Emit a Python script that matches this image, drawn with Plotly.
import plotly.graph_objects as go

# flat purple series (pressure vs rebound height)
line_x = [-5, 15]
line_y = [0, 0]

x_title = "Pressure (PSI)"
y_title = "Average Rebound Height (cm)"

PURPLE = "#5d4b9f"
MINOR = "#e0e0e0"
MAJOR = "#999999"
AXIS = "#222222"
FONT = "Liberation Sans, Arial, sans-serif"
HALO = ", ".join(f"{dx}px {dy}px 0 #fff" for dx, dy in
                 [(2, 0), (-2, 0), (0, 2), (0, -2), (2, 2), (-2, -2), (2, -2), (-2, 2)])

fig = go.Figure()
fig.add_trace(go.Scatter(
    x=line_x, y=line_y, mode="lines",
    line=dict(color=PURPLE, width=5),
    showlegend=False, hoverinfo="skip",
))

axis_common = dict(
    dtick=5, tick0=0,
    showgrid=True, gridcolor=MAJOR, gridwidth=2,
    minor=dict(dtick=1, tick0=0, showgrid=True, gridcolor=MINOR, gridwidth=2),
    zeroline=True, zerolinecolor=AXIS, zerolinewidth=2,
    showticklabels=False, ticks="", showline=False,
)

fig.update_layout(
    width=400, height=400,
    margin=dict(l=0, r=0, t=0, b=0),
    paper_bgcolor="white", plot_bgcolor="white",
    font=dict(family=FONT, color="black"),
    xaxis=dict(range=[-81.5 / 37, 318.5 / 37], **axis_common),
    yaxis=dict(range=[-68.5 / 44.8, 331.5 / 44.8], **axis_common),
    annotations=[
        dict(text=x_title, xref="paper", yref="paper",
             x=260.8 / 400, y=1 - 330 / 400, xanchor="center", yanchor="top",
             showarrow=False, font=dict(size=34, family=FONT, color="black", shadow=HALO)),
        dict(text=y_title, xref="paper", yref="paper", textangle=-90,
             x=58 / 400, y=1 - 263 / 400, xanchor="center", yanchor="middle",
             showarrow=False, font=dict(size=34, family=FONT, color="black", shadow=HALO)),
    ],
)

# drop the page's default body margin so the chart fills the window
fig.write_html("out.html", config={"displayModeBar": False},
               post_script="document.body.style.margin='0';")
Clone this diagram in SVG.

EXERCISE:
Within the data above, pick out all lines holding the word "this".

EXPECTED ANSWER:
Emit a Python script that matches this image, drawn with Plotly.
Clone this diagram in SVG.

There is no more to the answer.